Parents plus the internet.

This week I collected the homework from a project about the Victorians. The idea was to gather a few ideas about the contrasts between life upstairs and downstairs.

There was some hi-tech homework handed in. It doesn’t smell of hard work; it smells of printer cartridges, pages of printed-out pictures and text, cut and pasted from websites. It could really be the children’s work, because they can use Google just like the rest of us - but, then again, it might not.

I don’t want to discourage this kind of ICT effort. But the trouble is, I’m not sure whose efforts we’re looking at. Is it the child, the parent or the moonlighting teacher who wrote the materials on the website, now being recycled as a child’s homework, probably under the supervision of Mr and Mrs We’ve Got Broadband?

In a primary school there’s no point getting precious about plagiarism. But it does raise some tricky questions. If we ask them to “find out” about something, what do we say if they just tap in “Victorians”, “workhouse” and “Florence Nightingale” and then Control-P the results? Is this wrong? After all, we can’t un-invent the search engine and spellchecker.

After school yesterday I was pondering just such an ethical and pedagogical dilemma - well, in fact, I was playing that online game where you see how far you can hit the penguin - but I was sort of thinking about the ethical dilemmas, when I heard a surreptitious knock on the door.

It was the Buff, the school’s resident tech know-all, holding a disc in his hand. He was waving it at me, like he was taunt- ing a pauper with a pound;50 note. We crept round to his classroom, and then I watched as he loaded the disc - the Buff treating it as if it were a holy treasure. It was like in Harry Potter when some kid claims to have the Book of All Knowledge.

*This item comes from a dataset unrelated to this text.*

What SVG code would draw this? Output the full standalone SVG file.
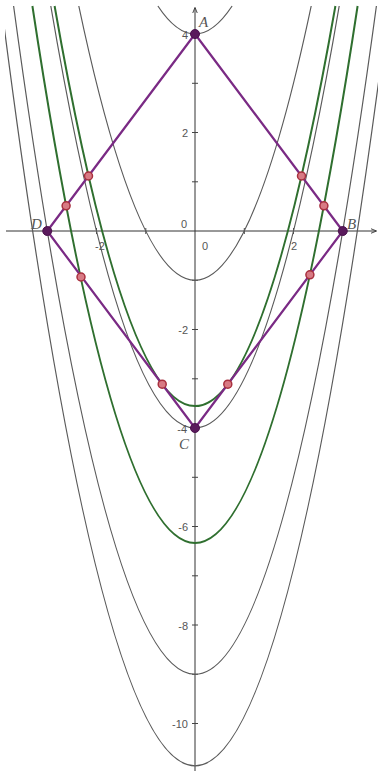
<svg xmlns="http://www.w3.org/2000/svg" width="378" height="771" viewBox="0 0 378 771">
<style>
.ax{stroke:#333;stroke-width:1;fill:none}
.tk{stroke:#444;stroke-width:1}
.gray{stroke:#5a5a5a;stroke-width:1.2;fill:none}
.green{stroke:#2f6f2f;stroke-width:2;fill:none}
.side{stroke:#7a2a84;stroke-width:2.2;fill:none;stroke-linejoin:round}
.vtx{fill:#5a1a5c;stroke:#4a104c;stroke-width:1}
.pt{fill:#d87a84;stroke:#a8303e;stroke-width:1.5}
.num{font-family:"Liberation Sans",Arial,sans-serif;font-size:11px;fill:#555}
.lab{font-family:"Liberation Serif","Times New Roman",serif;font-style:italic;font-size:15px;fill:#555}
</style>
<defs>
<clipPath id="clip"><rect x="5" y="5" width="373" height="766"/></clipPath>
<marker id="arr" viewBox="0 0 10 10" refX="9" refY="5" markerWidth="6" markerHeight="6" orient="auto"><path d="M0,1 L10,5 L0,9" fill="none" stroke="#333" stroke-width="1.5"/></marker>
</defs>
<rect width="378" height="771" fill="#fff"/>
<g id="axes">
<line class="ax" x1="6" y1="231" x2="376" y2="231" marker-end="url(#arr)"/>
<line class="ax" x1="195" y1="771" x2="195" y2="8" marker-end="url(#arr)"/>
<g class="tk">
<line x1="192" y1="83.3" x2="198" y2="83.3"/>
<line x1="192" y1="132.5" x2="198" y2="132.5"/>
<line x1="192" y1="181.8" x2="198" y2="181.8"/>
<line x1="192" y1="280.3" x2="198" y2="280.3"/>
<line x1="192" y1="329.5" x2="198" y2="329.5"/>
<line x1="192" y1="378.8" x2="198" y2="378.8"/>
<line x1="192" y1="477.3" x2="198" y2="477.3"/>
<line x1="192" y1="526.5" x2="198" y2="526.5"/>
<line x1="192" y1="575.8" x2="198" y2="575.8"/>
<line x1="192" y1="625" x2="198" y2="625"/>
<line x1="192" y1="674.3" x2="198" y2="674.3"/>
<line x1="192" y1="723.5" x2="198" y2="723.5"/>
<line x1="96.5" y1="228" x2="96.5" y2="234"/>
<line x1="145.8" y1="228" x2="145.8" y2="234"/>
<line x1="244.3" y1="228" x2="244.3" y2="234"/>
<line x1="293.5" y1="228" x2="293.5" y2="234"/>
</g>
</g>
<g id="parabolas" clip-path="url(#clip)">
<path class="gray" d="M157.9,6 Q195,62 232.1,6"/>
<path class="gray" d="M78.8,6 Q195,554.5 311.2,6"/>
<path class="gray" d="M50.8,6 Q195,850 339.2,6"/>
<path class="green" d="M54.6,6 Q195,806.2 335.4,6"/>
<path class="green" d="M32.4,6 Q195,1079.9 357.6,6"/>
<path class="gray" d="M13.6,6 Q195,1342.5 376.4,6"/>
<path class="gray" d="M1.5,6 Q195,1525.7 388.5,6"/>
</g>
<g id="rhombus">
<path class="side" d="M195,34 L342.75,231 L195,428 L47.25,231 Z"/>
</g>
<g id="points">
<circle class="pt" cx="88.5" cy="176" r="4"/>
<circle class="pt" cx="66.1" cy="205.8" r="4"/>
<circle class="pt" cx="81" cy="277" r="4"/>
<circle class="pt" cx="162.2" cy="384.2" r="4"/>
<circle class="pt" cx="227.8" cy="384.2" r="4"/>
<circle class="pt" cx="301.5" cy="176" r="4"/>
<circle class="pt" cx="323.9" cy="205.8" r="4"/>
<circle class="pt" cx="309.9" cy="274.8" r="4"/>
<circle id="A" class="vtx" cx="195" cy="34" r="4.5"/>
<circle id="B" class="vtx" cx="342.75" cy="231" r="4.5"/>
<circle id="C" class="vtx" cx="195" cy="428" r="4.5"/>
<circle id="D" class="vtx" cx="47.25" cy="231" r="4.5"/>
</g>
<g id="labels">
<text class="num" x="188" y="39" text-anchor="end">4</text>
<text class="num" x="188" y="137" text-anchor="end">2</text>
<text class="num" x="187" y="228" text-anchor="end">0</text>
<text class="num" x="188" y="334" text-anchor="end">-2</text>
<text class="num" x="187" y="433" text-anchor="end">-4</text>
<text class="num" x="188" y="531" text-anchor="end">-6</text>
<text class="num" x="188" y="630" text-anchor="end">-8</text>
<text class="num" x="188" y="728" text-anchor="end">-10</text>
<text class="num" x="100" y="250" text-anchor="middle">-2</text>
<text class="num" x="205" y="250" text-anchor="middle">0</text>
<text class="num" x="294" y="250" text-anchor="middle">2</text>
<text class="lab" x="199" y="27">A</text>
<text class="lab" x="347" y="229">B</text>
<text class="lab" x="179" y="449">C</text>
<text class="lab" x="31" y="229">D</text>
</g>
</svg>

“Everything is on this little disc,” said the Buff.

He clicked open a file. “This is for inspectors. They can download a light-touch report for a coasting school in 30 seconds. Just change the variables from a menu, and it’s job done.

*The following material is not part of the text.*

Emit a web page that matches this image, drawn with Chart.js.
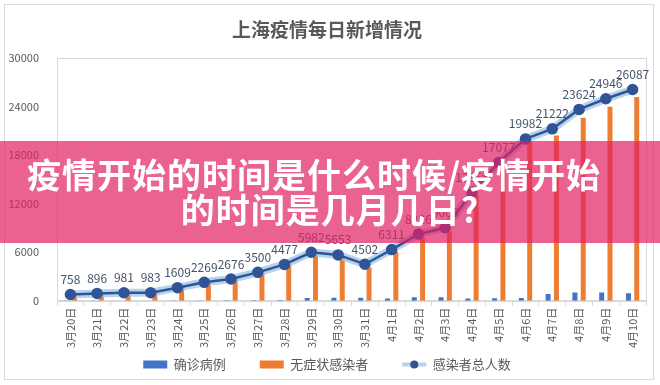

“And that’s just for starters. We’re not in the stone age any more, so why bother carving out your own reports. Every type of kid from gifted to gobshite is on here, just tap in the appropriate keyword.”

Buff showed me lesson plans for every subject and topic, music files, home-school agreements, assemblies, sick notes, job applications, plausible stress symptoms, leaving speeches, references, letters to parents, apologies to governors - all loaded and ready on the one disc.

“You could download an entire career from this and still have room on your hard drive for that game where you have to see how far you can hit the penguin,” he said, treating me to the messianic stare of a man looking confidently into the future.

“But wouldn’t that be cheating?” I asked. “Wouldn’t it just be copying.”

“No,” the Buff replied. “If I hear a really funny joke and I repeat it to you, that’s copying, too. Is it cheating? Of course not. It’s not cheating, it’s teaching. Copying is learning.”

“It doesn’t sound right,” I said.

“Where did you get the penguin game?”

“I copied it from the email from the training day.”

“So you didn’t re-draw all the animations yourself?”

“Of course not,” I said. “How would I have time?”

“If you want to control time, all you need are two key combinations,” said the Buff. “Control-C and Control-V.”

The Buff had managed to re-write the laws of time. Or maybe he had just copied them from somewhere.